SUPPLIED RECORDS
.....

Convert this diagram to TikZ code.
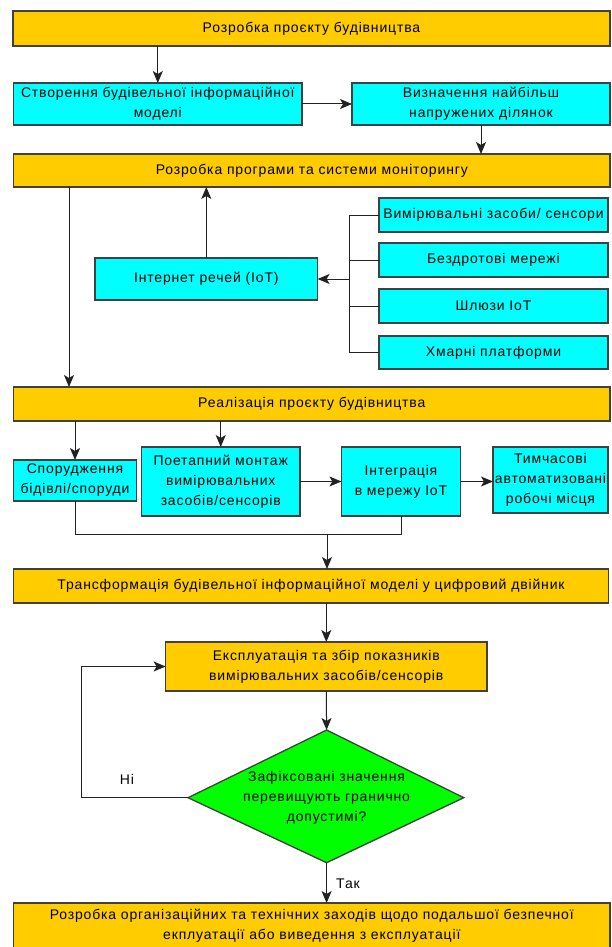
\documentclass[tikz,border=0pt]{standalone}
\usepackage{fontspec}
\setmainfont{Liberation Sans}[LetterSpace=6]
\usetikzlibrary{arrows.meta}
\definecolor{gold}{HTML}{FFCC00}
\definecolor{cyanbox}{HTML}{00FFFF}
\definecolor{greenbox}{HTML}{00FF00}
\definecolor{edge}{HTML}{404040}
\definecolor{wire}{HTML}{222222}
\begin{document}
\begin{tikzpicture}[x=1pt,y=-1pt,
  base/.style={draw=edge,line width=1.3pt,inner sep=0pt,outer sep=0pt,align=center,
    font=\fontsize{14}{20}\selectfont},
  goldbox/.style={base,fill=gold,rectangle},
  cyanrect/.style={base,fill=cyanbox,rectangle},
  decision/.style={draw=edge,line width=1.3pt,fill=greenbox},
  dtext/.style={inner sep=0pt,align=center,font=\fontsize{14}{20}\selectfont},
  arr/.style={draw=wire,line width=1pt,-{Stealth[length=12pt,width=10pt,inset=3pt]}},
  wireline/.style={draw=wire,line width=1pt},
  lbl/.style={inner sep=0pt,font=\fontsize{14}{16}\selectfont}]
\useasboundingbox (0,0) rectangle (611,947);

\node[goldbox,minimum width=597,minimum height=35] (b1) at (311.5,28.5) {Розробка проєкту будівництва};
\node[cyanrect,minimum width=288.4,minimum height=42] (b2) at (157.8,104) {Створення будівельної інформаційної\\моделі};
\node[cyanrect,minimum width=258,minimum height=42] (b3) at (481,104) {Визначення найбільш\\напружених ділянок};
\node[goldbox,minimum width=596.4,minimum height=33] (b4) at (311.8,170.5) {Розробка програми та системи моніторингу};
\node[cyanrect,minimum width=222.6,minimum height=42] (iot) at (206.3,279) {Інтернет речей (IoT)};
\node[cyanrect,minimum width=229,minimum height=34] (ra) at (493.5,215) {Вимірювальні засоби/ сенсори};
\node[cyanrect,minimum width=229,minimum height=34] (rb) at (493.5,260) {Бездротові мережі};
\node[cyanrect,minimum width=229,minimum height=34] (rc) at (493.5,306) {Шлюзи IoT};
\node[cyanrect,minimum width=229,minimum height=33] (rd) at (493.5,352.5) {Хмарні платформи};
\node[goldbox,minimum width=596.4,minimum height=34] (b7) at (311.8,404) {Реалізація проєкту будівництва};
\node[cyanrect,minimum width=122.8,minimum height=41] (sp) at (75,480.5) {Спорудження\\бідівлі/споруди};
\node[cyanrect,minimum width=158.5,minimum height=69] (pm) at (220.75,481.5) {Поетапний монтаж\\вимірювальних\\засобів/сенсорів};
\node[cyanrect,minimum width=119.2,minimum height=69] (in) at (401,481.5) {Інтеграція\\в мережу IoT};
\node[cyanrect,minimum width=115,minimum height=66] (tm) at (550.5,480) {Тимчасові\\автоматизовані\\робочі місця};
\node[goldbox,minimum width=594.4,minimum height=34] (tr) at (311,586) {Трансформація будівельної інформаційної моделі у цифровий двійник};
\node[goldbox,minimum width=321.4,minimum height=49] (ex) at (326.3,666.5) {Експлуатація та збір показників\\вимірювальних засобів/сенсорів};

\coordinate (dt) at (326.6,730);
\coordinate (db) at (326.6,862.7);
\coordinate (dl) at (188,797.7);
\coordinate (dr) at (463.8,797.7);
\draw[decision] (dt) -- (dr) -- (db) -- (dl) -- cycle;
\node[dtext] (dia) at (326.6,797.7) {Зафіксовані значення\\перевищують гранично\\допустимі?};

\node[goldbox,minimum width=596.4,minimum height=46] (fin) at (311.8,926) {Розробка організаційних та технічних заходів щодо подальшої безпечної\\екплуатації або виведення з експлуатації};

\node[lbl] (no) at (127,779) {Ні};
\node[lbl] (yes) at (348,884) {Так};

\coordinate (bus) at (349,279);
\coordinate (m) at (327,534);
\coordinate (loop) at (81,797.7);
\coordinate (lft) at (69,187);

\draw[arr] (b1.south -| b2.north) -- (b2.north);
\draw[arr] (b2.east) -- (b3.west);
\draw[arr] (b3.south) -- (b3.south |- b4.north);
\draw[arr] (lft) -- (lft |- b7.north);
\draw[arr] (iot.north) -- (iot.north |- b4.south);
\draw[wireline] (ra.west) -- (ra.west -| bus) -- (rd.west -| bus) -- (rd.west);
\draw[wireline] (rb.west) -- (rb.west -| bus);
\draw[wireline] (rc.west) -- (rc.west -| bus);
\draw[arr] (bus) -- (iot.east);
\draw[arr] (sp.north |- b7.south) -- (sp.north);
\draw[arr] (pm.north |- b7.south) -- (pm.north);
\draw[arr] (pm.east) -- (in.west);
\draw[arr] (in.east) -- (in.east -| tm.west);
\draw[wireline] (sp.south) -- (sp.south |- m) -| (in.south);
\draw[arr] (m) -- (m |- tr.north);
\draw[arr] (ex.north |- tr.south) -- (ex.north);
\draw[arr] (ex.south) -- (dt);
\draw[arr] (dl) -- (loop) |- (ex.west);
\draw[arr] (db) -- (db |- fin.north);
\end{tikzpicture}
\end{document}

.....

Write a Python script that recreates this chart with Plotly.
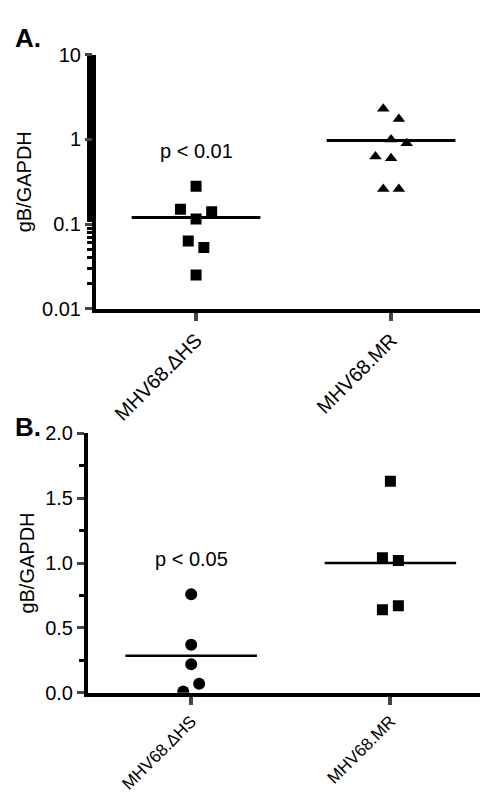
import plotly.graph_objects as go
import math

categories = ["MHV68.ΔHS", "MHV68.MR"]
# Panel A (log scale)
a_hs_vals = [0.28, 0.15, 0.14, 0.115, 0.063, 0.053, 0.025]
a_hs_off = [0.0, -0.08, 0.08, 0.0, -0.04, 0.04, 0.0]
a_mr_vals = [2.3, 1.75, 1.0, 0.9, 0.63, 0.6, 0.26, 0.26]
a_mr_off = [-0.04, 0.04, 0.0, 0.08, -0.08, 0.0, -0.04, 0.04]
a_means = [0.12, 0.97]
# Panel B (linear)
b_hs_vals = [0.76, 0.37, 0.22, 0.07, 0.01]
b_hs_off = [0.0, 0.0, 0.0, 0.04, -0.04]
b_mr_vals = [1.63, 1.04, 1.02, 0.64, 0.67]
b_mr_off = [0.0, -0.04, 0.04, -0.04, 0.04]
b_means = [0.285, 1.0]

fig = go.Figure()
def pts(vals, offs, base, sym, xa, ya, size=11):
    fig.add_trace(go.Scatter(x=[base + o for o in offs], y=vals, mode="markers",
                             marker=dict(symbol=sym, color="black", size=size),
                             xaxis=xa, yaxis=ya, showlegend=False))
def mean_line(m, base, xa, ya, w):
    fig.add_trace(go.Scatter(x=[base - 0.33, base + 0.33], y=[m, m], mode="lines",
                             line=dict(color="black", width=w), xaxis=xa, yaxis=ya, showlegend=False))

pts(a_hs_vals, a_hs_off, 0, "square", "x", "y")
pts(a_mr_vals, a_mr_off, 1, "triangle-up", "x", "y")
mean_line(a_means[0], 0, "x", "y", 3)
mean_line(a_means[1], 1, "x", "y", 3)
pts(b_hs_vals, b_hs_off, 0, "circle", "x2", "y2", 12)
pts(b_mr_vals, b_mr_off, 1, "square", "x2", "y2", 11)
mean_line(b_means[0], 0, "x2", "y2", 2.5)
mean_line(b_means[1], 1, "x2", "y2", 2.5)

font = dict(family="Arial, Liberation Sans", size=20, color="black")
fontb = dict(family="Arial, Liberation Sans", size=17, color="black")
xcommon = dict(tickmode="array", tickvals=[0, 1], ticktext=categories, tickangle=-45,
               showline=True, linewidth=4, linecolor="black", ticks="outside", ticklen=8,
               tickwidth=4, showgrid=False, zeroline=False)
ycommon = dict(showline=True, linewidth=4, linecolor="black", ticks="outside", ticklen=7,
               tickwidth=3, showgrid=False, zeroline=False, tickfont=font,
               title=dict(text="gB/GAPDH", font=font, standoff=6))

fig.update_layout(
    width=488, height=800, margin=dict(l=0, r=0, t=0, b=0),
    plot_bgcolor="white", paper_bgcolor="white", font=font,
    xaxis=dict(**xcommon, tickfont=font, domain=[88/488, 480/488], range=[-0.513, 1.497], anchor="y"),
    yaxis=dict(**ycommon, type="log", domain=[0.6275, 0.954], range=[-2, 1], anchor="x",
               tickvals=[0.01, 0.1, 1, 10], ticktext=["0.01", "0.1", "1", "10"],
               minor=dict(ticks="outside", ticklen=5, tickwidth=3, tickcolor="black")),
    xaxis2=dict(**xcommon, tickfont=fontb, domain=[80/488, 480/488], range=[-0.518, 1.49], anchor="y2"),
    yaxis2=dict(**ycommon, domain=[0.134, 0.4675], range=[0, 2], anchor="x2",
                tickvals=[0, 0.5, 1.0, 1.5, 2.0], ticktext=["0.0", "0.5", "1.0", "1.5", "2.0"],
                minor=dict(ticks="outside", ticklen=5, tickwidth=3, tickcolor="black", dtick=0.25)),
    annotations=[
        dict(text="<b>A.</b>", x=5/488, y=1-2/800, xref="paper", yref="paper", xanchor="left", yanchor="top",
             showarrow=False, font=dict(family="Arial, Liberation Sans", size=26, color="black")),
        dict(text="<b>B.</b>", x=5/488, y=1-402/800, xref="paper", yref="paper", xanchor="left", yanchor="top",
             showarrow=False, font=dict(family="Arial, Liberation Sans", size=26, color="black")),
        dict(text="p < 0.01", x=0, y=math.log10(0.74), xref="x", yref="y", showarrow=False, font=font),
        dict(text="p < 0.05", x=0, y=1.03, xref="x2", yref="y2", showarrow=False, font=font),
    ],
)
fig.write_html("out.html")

.....

THE PROBLEM
Skip the pictures. Set down only the lines from the one containing "Write a Python" through the one containing "width=w), xaxis=xa, yaxis=ya, showlegend=False))", exactly as they appear, ends included.

SOLUTION FOR THIS PROBLEM
Write a Python script that recreates this chart with Plotly.
import plotly.graph_objects as go
import math

categories = ["MHV68.ΔHS", "MHV68.MR"]
# Panel A (log scale)
a_hs_vals = [0.28, 0.15, 0.14, 0.115, 0.063, 0.053, 0.025]
a_hs_off = [0.0, -0.08, 0.08, 0.0, -0.04, 0.04, 0.0]
a_mr_vals = [2.3, 1.75, 1.0, 0.9, 0.63, 0.6, 0.26, 0.26]
a_mr_off = [-0.04, 0.04, 0.0, 0.08, -0.08, 0.0, -0.04, 0.04]
a_means = [0.12, 0.97]
# Panel B (linear)
b_hs_vals = [0.76, 0.37, 0.22, 0.07, 0.01]
b_hs_off = [0.0, 0.0, 0.0, 0.04, -0.04]
b_mr_vals = [1.63, 1.04, 1.02, 0.64, 0.67]
b_mr_off = [0.0, -0.04, 0.04, -0.04, 0.04]
b_means = [0.285, 1.0]

fig = go.Figure()
def pts(vals, offs, base, sym, xa, ya, size=11):
    fig.add_trace(go.Scatter(x=[base + o for o in offs], y=vals, mode="markers",
                             marker=dict(symbol=sym, color="black", size=size),
                             xaxis=xa, yaxis=ya, showlegend=False))
def mean_line(m, base, xa, ya, w):
    fig.add_trace(go.Scatter(x=[base - 0.33, base + 0.33], y=[m, m], mode="lines",
                             line=dict(color="black", width=w), xaxis=xa, yaxis=ya, showlegend=False))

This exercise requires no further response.